GOAL
Identify the lines bearing the string "script" and gather them.

SUPPLIED INFORMATION

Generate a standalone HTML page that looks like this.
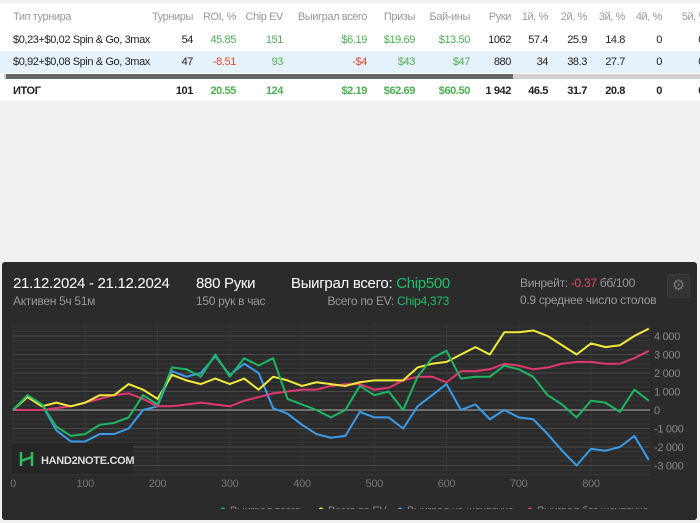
<!DOCTYPE html>
<html><head><meta charset="utf-8">
<style>
body{margin:0;width:700px;height:523px;background:#f0f0f0;font-family:"Liberation Sans","DejaVu Sans",sans-serif;overflow:hidden;position:relative}
.tbl{position:absolute;left:0;top:3px;width:700px;height:98px;background:#fff;font-size:11px;color:#222;letter-spacing:-0.4px}
.tbl div.r{position:absolute;left:0;width:700px;height:22px;line-height:22px}
.c{position:absolute;white-space:nowrap;text-align:right}
.h .c{color:#999}
.g{color:#4caf50}.rd{color:#e0492b}
.tot{font-weight:bold}
.panel{position:absolute;left:2px;top:262px;width:695px;height:258px;background:#2b2b2b;border-radius:3px;overflow:hidden;letter-spacing:-0.3px}
.t{position:absolute;white-space:nowrap}
</style></head><body>
<div class="tbl">
 <div class="r h" style="top:3px">
  <span class="c" style="left:13px;text-align:left">Тип турнира</span>
  <span class="c" style="right:507px">Турниры</span><span class="c" style="right:464px">ROI, %</span>
  <span class="c" style="right:417px">Chip EV</span><span class="c" style="right:333px">Выиграл всего</span>
  <span class="c" style="right:285px">Призы</span><span class="c" style="right:230px">Бай-ины</span>
  <span class="c" style="right:189px">Руки</span><span class="c" style="right:152px">1й, %</span>
  <span class="c" style="right:113px">2й, %</span><span class="c" style="right:75px">3й, %</span>
  <span class="c" style="right:38px">4й, %</span><span class="c" style="right:-8px">5й, %</span>
 </div>
 <div class="r" style="top:26px">
  <span class="c" style="left:13px;text-align:left">$0,23+$0,02 Spin &amp; Go, 3max</span>
  <span class="c" style="right:507px">54</span><span class="c g" style="right:464px">45.85</span>
  <span class="c g" style="right:417px">151</span><span class="c g" style="right:333px">$6.19</span>
  <span class="c g" style="right:285px">$19.69</span><span class="c g" style="right:230px">$13.50</span>
  <span class="c" style="right:189px">1062</span><span class="c" style="right:152px">57.4</span>
  <span class="c" style="right:113px">25.9</span><span class="c" style="right:75px">14.8</span>
  <span class="c" style="right:38px">0</span><span class="c" style="right:-4px">0</span>
 </div>
 <div class="r" style="top:48px;background:#e6f2fb">
  <span class="c" style="left:13px;text-align:left">$0,92+$0,08 Spin &amp; Go, 3max</span>
  <span class="c" style="right:507px">47</span><span class="c rd" style="right:464px">-8.51</span>
  <span class="c g" style="right:417px">93</span><span class="c rd" style="right:333px">-$4</span>
  <span class="c g" style="right:285px">$43</span><span class="c g" style="right:230px">$47</span>
  <span class="c" style="right:189px">880</span><span class="c" style="right:152px">34</span>
  <span class="c" style="right:113px">38.3</span><span class="c" style="right:75px">27.7</span>
  <span class="c" style="right:38px">0</span><span class="c" style="right:-4px">0</span>
 </div>
 <div style="position:absolute;left:4px;top:71px;width:696px;height:5px;background:#d0d0d0"></div>
 <div style="position:absolute;left:6px;top:71px;width:507px;height:5px;background:#666"></div>
 <div class="r tot" style="top:77px">
  <span class="c" style="left:13px;text-align:left">ИТОГ</span>
  <span class="c" style="right:507px">101</span><span class="c g" style="right:464px">20.55</span>
  <span class="c g" style="right:417px">124</span><span class="c g" style="right:333px">$2.19</span>
  <span class="c g" style="right:285px">$62.69</span><span class="c g" style="right:230px">$60.50</span>
  <span class="c" style="right:189px">1 942</span><span class="c" style="right:152px">46.5</span>
  <span class="c" style="right:113px">31.7</span><span class="c" style="right:75px">20.8</span>
  <span class="c" style="right:38px">0</span><span class="c" style="right:-4px">0</span>
 </div>
</div>

<div class="panel">
 <div class="t" style="left:11px;top:13px;font-size:15px;color:#fff">21.12.2024 - 21.12.2024</div>
 <div class="t" style="left:11px;top:32px;font-size:12px;color:#999">Активен 5ч 51м</div>
 <div class="t" style="left:194px;top:13px;font-size:15px;color:#fff">880 Руки</div>
 <div class="t" style="left:194px;top:32px;font-size:12px;color:#999">150 рук в час</div>
 <div class="t" style="left:289px;top:13px;font-size:15px;color:#fff">Выиграл всего: <span style="color:#1fbf6a">Chip500</span></div>
 <div class="t" style="right:248px;top:32px;font-size:12px;color:#999">Всего по EV: <span style="color:#1fbf6a">Chip4,373</span></div>
 <div class="t" style="left:518px;top:14px;font-size:12px;color:#999">Винрейт: <span style="color:#e8456b">-0.37</span> бб/100</div>
 <div class="t" style="left:518px;top:31px;font-size:12px;color:#999">0.9 среднее число столов</div>
 <div style="position:absolute;left:665px;top:12px;width:21px;height:22px;background:#333;border:1px solid #3c3c3c;border-radius:3px;color:#777;font-size:15px;text-align:center;line-height:22px">⚙</div>
 <svg id="chart" width="695" height="258" style="position:absolute;left:-2px;top:0"></svg>
</div>
<script>
const hands=[0,20,40,60,80,100,120,140,160,180,200,220,240,260,280,300,320,340,360,380,400,420,440,460,480,500,520,540,560,580,600,620,640,660,680,700,720,740,760,780,800,820,840,860,880];
const wonTotal=[0,800,300,-900,-1400,-1300,-800,-700,-400,800,300,2300,2200,1800,3000,1800,2800,2400,2800,600,300,0,-400,0,1300,800,1000,0,1800,2800,3200,1700,1800,1800,2400,2200,1800,800,300,-400,500,400,-100,1100,500];
const evTotal=[0,700,200,400,200,400,800,800,1400,1100,600,1900,1600,1400,1700,1400,1700,1100,1800,1600,1300,1500,1400,1300,1500,1600,1600,1600,2300,2500,2600,3000,3400,3000,4200,4200,4300,4000,3500,3000,3600,3400,3500,4000,4400];
const showdown=[0,800,300,-1100,-1700,-1700,-1300,-1300,-1000,0,200,2100,1800,2000,2900,1900,2500,2000,100,-200,-800,-1300,-1500,-1400,-100,-400,-400,-1000,200,800,1400,0,300,-500,0,-400,-500,-1300,-2200,-3000,-2100,-2200,-2000,-1400,-2700];
const nonShowdown=[0,0,0,100,200,400,600,800,900,600,200,200,300,400,300,200,500,700,900,1000,1100,1100,1300,1400,1400,1100,1200,1600,1800,1800,1500,2100,2100,2200,2500,2400,2200,2300,2500,2600,2600,2500,2500,2800,3200];
const xTicks=[0,100,200,300,400,500,600,700,800];
const yTicks=[-3000,-2000,-1000,0,1000,2000,3000,4000];
const legendLabels=["Выиграл всего","Всего по EV","Выиграл на шоудауне","Выиграл без шоудауна"];
const NS="http://www.w3.org/2000/svg";
const svg=document.getElementById('chart');
const X=n=>13+n*0.7225;
const Y=v=>(410-262)-v*0.0185;
function mk(t,a){const e=document.createElementNS(NS,t);for(const k in a)e.setAttribute(k,a[k]);svg.appendChild(e);return e;}
for(let v=-3500;v<=4500;v+=250){if(v%1000===0)continue;
 const l=mk('line',{x1:13,x2:650,y1:Y(v),y2:Y(v),stroke:'#383838','stroke-width':1});
 
 }
xTicks.forEach(t=>{
 const l=mk('line',{x1:X(t),x2:X(t),y1:Y(4700),y2:Y(-3300),stroke:'#363636'});
 
 
 const tx=mk('text',{x:X(t),y:225,fill:'#777','font-size':11,'text-anchor':'middle','font-family':'Liberation Sans, sans-serif'});
 tx.textContent=t;
 
 
});
yTicks.forEach(t=>{
 const l=mk('line',{x1:13,x2:650,y1:Y(t),y2:Y(t),stroke:t===0?'#888':'#4a4a4a','stroke-width':t===0?1.5:1});
 
 
 const tx=mk('text',{x:654,y:Y(t)+4,fill:'#888','font-size':11,'font-family':'Liberation Sans, sans-serif'});
 tx.textContent=t.toLocaleString('ru-RU').replace(/\u00a0/g,' ');
 
 
});
const series=[[showdown,'#3b9be8','showdown-line'],[nonShowdown,'#e0386e','non-showdown-line'],[evTotal,'#f2ea3a','ev-line'],[wonTotal,'#1eb563','won-total-line']];
series.forEach(([d,c,nm])=>{
 const p=mk('polyline',{points:d.map((v,i)=>X(hands[i])+','+Y(v)).join(' '),fill:'none',stroke:c,'stroke-width':2,'stroke-linejoin':'round'});
 
 
});
const lg=mk('rect',{x:12,y:181,width:121,height:31,fill:'#262626'});


mk('path',{d:'M21 190v14M32 190v14M21 199l11-4',stroke:'#2ebd5a','stroke-width':2.5,fill:'none'});
const lt=mk('text',{x:41,y:202,fill:'#ddd','font-size':11,'font-weight':'bold','font-family':'Liberation Sans, sans-serif'});
lt.textContent='HAND2NOTE.COM';


const lcol=['#1eb563','#f2ea3a','#3b9be8','#e0386e'];const lx=[223,321,400,530];
legendLabels.forEach((s,i)=>{
 const c=mk('circle',{cx:lx[i],cy:248,r:2.5,fill:lcol[i]});
 
 
 const t=mk('text',{x:lx[i]+7,y:252,fill:'#888','font-size':11,'font-family':'Liberation Sans, sans-serif'});
 t.textContent=s;
 
 
});
const cover=mk('rect',{x:0,y:247,width:695,height:11,fill:'#2b2b2b'});


</script>
</body></html>
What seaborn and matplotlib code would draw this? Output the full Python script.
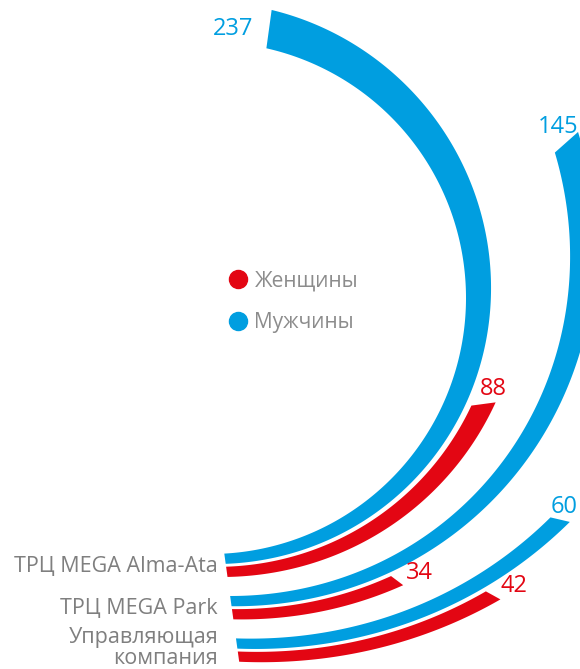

RIGHT ANSWER
<script>
</script>
What seaborn and matplotlib code would draw this? Output the full Python script.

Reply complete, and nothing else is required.